Management Commentary
“Despite the charges recorded in Q3 and the sustained macro-economic and furniture retail challenges, we’re encouraged by the sequential quarterly improvement in our core business profitability and by the progress of our cost reduction efforts, which will be more fully realized beginning in the 4th quarter,” said Jeremy Hoff, Chief Executive Officer at Hooker Furnishings. “This progress is a reflection of our team’s focus on managing our controllables and reducing non-strategic costs in a very challenging environment, while investing in impactful initiatives, including our recently announced global licensing agreement with Margaritaville, all of which we expect will benefit us when demand normalizes,” Hoff said.
“There are positive developments in the macro-economic environment, such as cooling inflation and recent interest rate cuts in September and November, which should begin to increase demand for furnishings as lower mortgage rates boost the housing market,” Hoff said.
“While early in our new merchandising strategy, our October High Point Market introductions were positively received with significant placements across the board at Hooker Legacy and HMI,” Hoff said. “In addition, we had the best retail placement market to date at outdoor furniture specialist Sunset West.”
“Early customer feedback of three major casegoods collections for Hooker Branded gave us the confidence to place initial cuttings early before these groups were officially introduced in October.

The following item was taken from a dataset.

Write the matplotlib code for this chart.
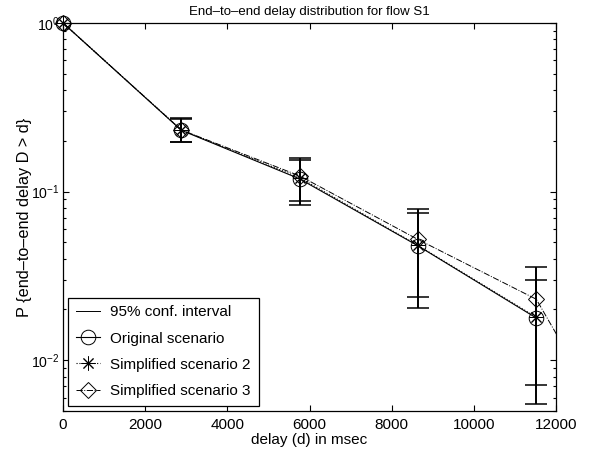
import matplotlib
matplotlib.use("Agg")
import numpy as np
import matplotlib.pyplot as plt
from matplotlib.ticker import FixedLocator, LogLocator, NullFormatter

plt.rcParams['font.family'] = ['Liberation Sans', 'DejaVu Sans']
plt.rcParams['mathtext.fontset'] = 'custom'
plt.rcParams['mathtext.rm'] = 'Liberation Sans'
plt.rcParams['mathtext.it'] = 'Liberation Sans:italic'
plt.rcParams['mathtext.default'] = 'regular'

# delay bins (msec)
delay = [0, 2880, 5760, 8640, 11520]
delay_s3 = [0, 2880, 5760, 8640, 11520, 14400]

# P{D > d}
original = [1.0, 0.231, 0.119, 0.0477, 0.0178]
simplified2 = [1.0, 0.232, 0.121, 0.0480, 0.0180]
simplified3 = [1.0, 0.232, 0.124, 0.0520, 0.0230, 0.0014]

# 95% confidence intervals (two sets)
ci_x = [2880, 5760, 8640, 11520]
ci_a_lo = [0.196, 0.0837, 0.0204, 0.0055]
ci_a_hi = [0.272, 0.159, 0.0792, 0.0358]
ci_b_lo = [0.197, 0.0884, 0.0237, 0.0071]
ci_b_hi = [0.270, 0.155, 0.0750, 0.0299]

legend_labels = ["95% conf. interval", "Original scenario",
                 "Simplified scenario 2", "Simplified scenario 3"]


def main():
    fig = plt.figure(figsize=(5.9, 4.55), dpi=100)
    ax = fig.add_axes([0.1068, 0.0967, 0.8356, 0.8528])

    # confidence intervals
    for lo, hi in ((ci_a_lo, ci_a_hi), (ci_b_lo, ci_b_hi)):
        lo = np.array(lo)
        hi = np.array(hi)
        mid = np.sqrt(lo * hi)
        ax.errorbar(ci_x, mid, yerr=[mid - lo, hi - mid], fmt='none',
                    ecolor='black', elinewidth=1.4, capsize=7.9,
                    capthick=1.1, zorder=2)

    h_ci, = ax.plot([], [], '-', color='black', lw=0.7)
    h_o, = ax.plot(delay, original, '-', color='black', lw=0.8,
                   marker='o', ms=10.5, mfc='none', mec='black', mew=0.7,
                   zorder=3)
    h_2, = ax.plot(delay, simplified2, ':', color='black', lw=0.8,
                   marker=(8, 2, 0), ms=10, mec='black', mew=0.7, zorder=3)
    h_3, = ax.plot(delay_s3, simplified3, '-.', color='black', lw=0.7,
                   marker='D', ms=8, mfc='none', mec='black', mew=0.7,
                   zorder=3)
    # markers at d = 0 sit on the frame; let them show in full
    for h in (h_o, h_2, h_3):
        ax.plot(delay[:1], [original[0]], linestyle='none',
                marker=h.get_marker(), ms=h.get_markersize(), mfc='none',
                mec='black', mew=0.7, clip_on=False, zorder=4)

    ax.set_yscale('log')
    ax.set_xlim(0, 12000)
    ax.set_ylim(0.005, 1)
    ax.xaxis.set_major_locator(FixedLocator(range(0, 12001, 2000)))
    ax.yaxis.set_major_locator(LogLocator(base=10))
    ax.yaxis.set_minor_locator(LogLocator(base=10, subs=np.arange(2, 10)))
    ax.yaxis.set_minor_formatter(NullFormatter())

    ax.tick_params(which='both', direction='in', top=True, right=True,
                   width=0.8, colors='black')
    ax.tick_params(which='major', length=4.5)
    ax.tick_params(which='minor', length=2.5)
    ax.tick_params(axis='x', labelsize=11, pad=5)
    ax.tick_params(axis='y', labelsize=10.2, pad=2.5)
    for sp in ax.spines.values():
        sp.set_linewidth(0.9)

    ax.set_title("End\u2013to\u2013end delay distribution for flow S1",
                 fontsize=9.5, pad=6)
    ax.set_xlabel("delay (d) in msec", fontsize=11, labelpad=1)
    ax.set_ylabel("P {end\u2013to\u2013end delay D > d}", fontsize=11.7,
                  labelpad=-0.5)

    leg = ax.legend([h_ci, h_o, h_2, h_3], legend_labels, loc='lower left',
                    fontsize=11, fancybox=False, framealpha=1,
                    edgecolor='black', borderaxespad=0.35, borderpad=0.5,
                    labelspacing=0.8, handlelength=1.6, handletextpad=0.65)
    leg.get_frame().set_linewidth(0.9)

    fig.savefig('out.png', dpi=100)


if __name__ == '__main__':
    main()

As a result, the collections will ship this month with a second cutting in January, increasing our speed-to-market by six months,” Hoff said. “This puts us in a strong position for the coming fiscal year on our available product assortment.”
“In anticipation of increased demand and the typically strong fall selling season, Hooker Branded’s inventories increased nearly $11 million or 40% during the quarter compared to the previous quarter-end,” Hoff said. In addition, “We are aggressively producing our top collections to ensure we will be in stock during the first quarter of fiscal 2026,” Hoff said, adding that, “these inventories are high-quality assortments, centered on our best-selling and most-profitable SKUs.”